• DATA SECTION:
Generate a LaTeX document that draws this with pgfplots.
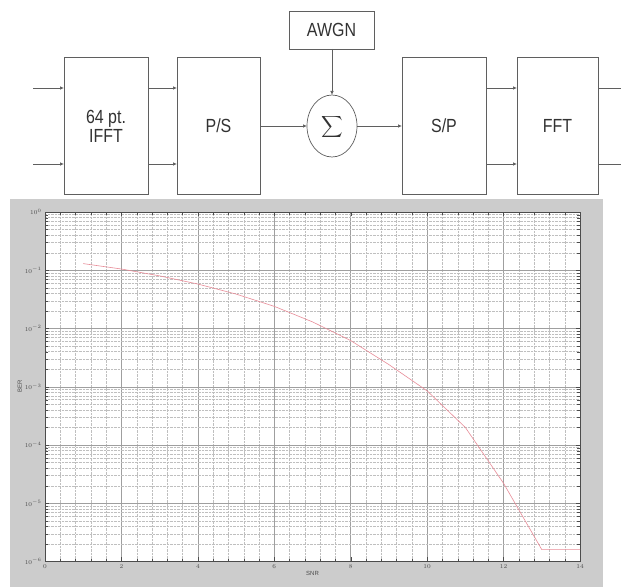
\documentclass[border=0pt]{standalone}
\usepackage{pgfplots}
\pgfplotsset{compat=1.18}
\usepackage{fontspec}
\setmainfont{Liberation Sans}
\usetikzlibrary{arrows.meta}
\definecolor{figgray}{RGB}{204,204,204}
\definecolor{dline}{RGB}{95,95,95}
\definecolor{dtext}{RGB}{50,50,50}
\definecolor{curve}{RGB}{232,140,152}
\pgfplotstableread{
x y
1 0.13
2 0.105
3 0.08
4 0.058
5 0.039
6 0.024
7 0.013
8 0.0062
9 0.0024
10 0.00085
11 0.0002
12 0.000022
13 0.0000016
14 0.0000016
}\bertable
\newcommand{\cond}[1]{\scalebox{0.84}[1]{#1}}
\begin{document}
\begin{tikzpicture}
\useasboundingbox (0,0) rectangle (621pt,587pt);
\begin{scope}[x=1pt,y=-1pt,yshift=587pt,
  blk/.style={draw=dline,line width=0.7pt},
  arr/.style={draw=dline,line width=0.7pt,-{Latex[length=4pt,width=3.5pt]}},
  lbl/.style={text=dtext,font=\fontsize{19}{20}\selectfont,align=center}]
  % boxes
  \draw[blk] (64,57) rectangle (148,194);
  \node[lbl] at (106,126) {\cond{64 pt.}\\[-1pt]\cond{IFFT}};
  \draw[blk] (177,57) rectangle (260,194);
  \node[lbl] at (218.5,126) {\cond{P/S}};
  \draw[blk] (289,11) rectangle (374,49);
  \node[lbl] at (331.5,30) {\cond{AWGN}};
  \draw[blk] (332,126) ellipse [x radius=25, y radius=31];
  \node[text=dtext] at (332,127) {\scalebox{1.5}{$\displaystyle\sum$}};
  \draw[blk] (402,57) rectangle (486,194);
  \node[lbl] at (444,126) {\cond{S/P}};
  \draw[blk] (517,57) rectangle (598,194);
  \node[lbl] at (557.5,126) {\cond{FFT}};
  % arrows
  \draw[arr] (33,88) -- (64,88);
  \draw[arr] (33,164) -- (64,164);
  \draw[arr] (148,88) -- (177,88);
  \draw[arr] (148,164) -- (177,164);
  \draw[arr] (260,126) -- (307,126);
  \draw[arr] (332,49) -- (332,95);
  \draw[arr] (357,126) -- (402,126);
  \draw[arr] (486,88) -- (517,88);
  \draw[arr] (486,164) -- (517,164);
  \draw[blk] (598,88) -- (621,88);
  \draw[blk] (598,164) -- (621,164);
  % grey figure panel
  \fill[figgray] (10,199) rectangle (603,587);
\end{scope}
\begin{axis}[
  at={(45pt,25.5pt)}, anchor=south west,
  scale only axis, width=535pt, height=349.5pt,
  ymode=log, log basis y=10,
  xmin=0, xmax=14, ymin=1e-6, ymax=1,
  xtick={0,2,...,14},
  ytick={1e-6,1e-5,1e-4,1e-3,1e-2,1e-1,1},
  minor ytick={2e-6,3e-6,4e-6,5e-6,6e-6,7e-6,8e-6,9e-6,
    2e-5,3e-5,4e-5,5e-5,6e-5,7e-5,8e-5,9e-5,
    2e-4,3e-4,4e-4,5e-4,6e-4,7e-4,8e-4,9e-4,
    2e-3,3e-3,4e-3,5e-3,6e-3,7e-3,8e-3,9e-3,
    2e-2,3e-2,4e-2,5e-2,6e-2,7e-2,8e-2,9e-2,
    0.2,0.3,0.4,0.5,0.6,0.7,0.8,0.9},
  minor x tick num=4,
  grid=both,
  major grid style={color=gray!75, line width=0.5pt},
  minor grid style={color=gray!50, line width=0.4pt, densely dotted},
  axis line style={color=gray!60!black, line width=0.6pt},
  tick style={color=gray!60!black},
  tick align=inside,
  axis background/.style={fill=white},
  tick label style={font=\fontsize{6}{7}\selectfont, text=gray!60!black},
  xlabel={SNR}, ylabel={BER},
  label style={font=\fontsize{6}{7}\selectfont, text=gray!60!black},
  xlabel style={yshift=4pt},
  ylabel style={yshift=-4pt},
]
\addplot[color=curve, line width=0.6pt, mark=none] table[x=x,y=y] {\bertable};
\end{axis}
\end{tikzpicture}
\end{document}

• SET PROBLEM: Write out the listing above exactly as it stands, pictures excluded.

• COMPLETE ANSWER:
Generate a LaTeX document that draws this with pgfplots.
\documentclass[border=0pt]{standalone}
\usepackage{pgfplots}
\pgfplotsset{compat=1.18}
\usepackage{fontspec}
\setmainfont{Liberation Sans}
\usetikzlibrary{arrows.meta}
\definecolor{figgray}{RGB}{204,204,204}
\definecolor{dline}{RGB}{95,95,95}
\definecolor{dtext}{RGB}{50,50,50}
\definecolor{curve}{RGB}{232,140,152}
\pgfplotstableread{
x y
1 0.13
2 0.105
3 0.08
4 0.058
5 0.039
6 0.024
7 0.013
8 0.0062
9 0.0024
10 0.00085
11 0.0002
12 0.000022
13 0.0000016
14 0.0000016
}\bertable
\newcommand{\cond}[1]{\scalebox{0.84}[1]{#1}}
\begin{document}
\begin{tikzpicture}
\useasboundingbox (0,0) rectangle (621pt,587pt);
\begin{scope}[x=1pt,y=-1pt,yshift=587pt,
  blk/.style={draw=dline,line width=0.7pt},
  arr/.style={draw=dline,line width=0.7pt,-{Latex[length=4pt,width=3.5pt]}},
  lbl/.style={text=dtext,font=\fontsize{19}{20}\selectfont,align=center}]
  % boxes
  \draw[blk] (64,57) rectangle (148,194);
  \node[lbl] at (106,126) {\cond{64 pt.}\\[-1pt]\cond{IFFT}};
  \draw[blk] (177,57) rectangle (260,194);
  \node[lbl] at (218.5,126) {\cond{P/S}};
  \draw[blk] (289,11) rectangle (374,49);
  \node[lbl] at (331.5,30) {\cond{AWGN}};
  \draw[blk] (332,126) ellipse [x radius=25, y radius=31];
  \node[text=dtext] at (332,127) {\scalebox{1.5}{$\displaystyle\sum$}};
  \draw[blk] (402,57) rectangle (486,194);
  \node[lbl] at (444,126) {\cond{S/P}};
  \draw[blk] (517,57) rectangle (598,194);
  \node[lbl] at (557.5,126) {\cond{FFT}};
  % arrows
  \draw[arr] (33,88) -- (64,88);
  \draw[arr] (33,164) -- (64,164);
  \draw[arr] (148,88) -- (177,88);
  \draw[arr] (148,164) -- (177,164);
  \draw[arr] (260,126) -- (307,126);
  \draw[arr] (332,49) -- (332,95);
  \draw[arr] (357,126) -- (402,126);
  \draw[arr] (486,88) -- (517,88);
  \draw[arr] (486,164) -- (517,164);
  \draw[blk] (598,88) -- (621,88);
  \draw[blk] (598,164) -- (621,164);
  % grey figure panel
  \fill[figgray] (10,199) rectangle (603,587);
\end{scope}
\begin{axis}[
  at={(45pt,25.5pt)}, anchor=south west,
  scale only axis, width=535pt, height=349.5pt,
  ymode=log, log basis y=10,
  xmin=0, xmax=14, ymin=1e-6, ymax=1,
  xtick={0,2,...,14},
  ytick={1e-6,1e-5,1e-4,1e-3,1e-2,1e-1,1},
  minor ytick={2e-6,3e-6,4e-6,5e-6,6e-6,7e-6,8e-6,9e-6,
    2e-5,3e-5,4e-5,5e-5,6e-5,7e-5,8e-5,9e-5,
    2e-4,3e-4,4e-4,5e-4,6e-4,7e-4,8e-4,9e-4,
    2e-3,3e-3,4e-3,5e-3,6e-3,7e-3,8e-3,9e-3,
    2e-2,3e-2,4e-2,5e-2,6e-2,7e-2,8e-2,9e-2,
    0.2,0.3,0.4,0.5,0.6,0.7,0.8,0.9},
  minor x tick num=4,
  grid=both,
  major grid style={color=gray!75, line width=0.5pt},
  minor grid style={color=gray!50, line width=0.4pt, densely dotted},
  axis line style={color=gray!60!black, line width=0.6pt},
  tick style={color=gray!60!black},
  tick align=inside,
  axis background/.style={fill=white},
  tick label style={font=\fontsize{6}{7}\selectfont, text=gray!60!black},
  xlabel={SNR}, ylabel={BER},
  label style={font=\fontsize{6}{7}\selectfont, text=gray!60!black},
  xlabel style={yshift=4pt},
  ylabel style={yshift=-4pt},
]
\addplot[color=curve, line width=0.6pt, mark=none] table[x=x,y=y] {\bertable};
\end{axis}
\end{tikzpicture}
\end{document}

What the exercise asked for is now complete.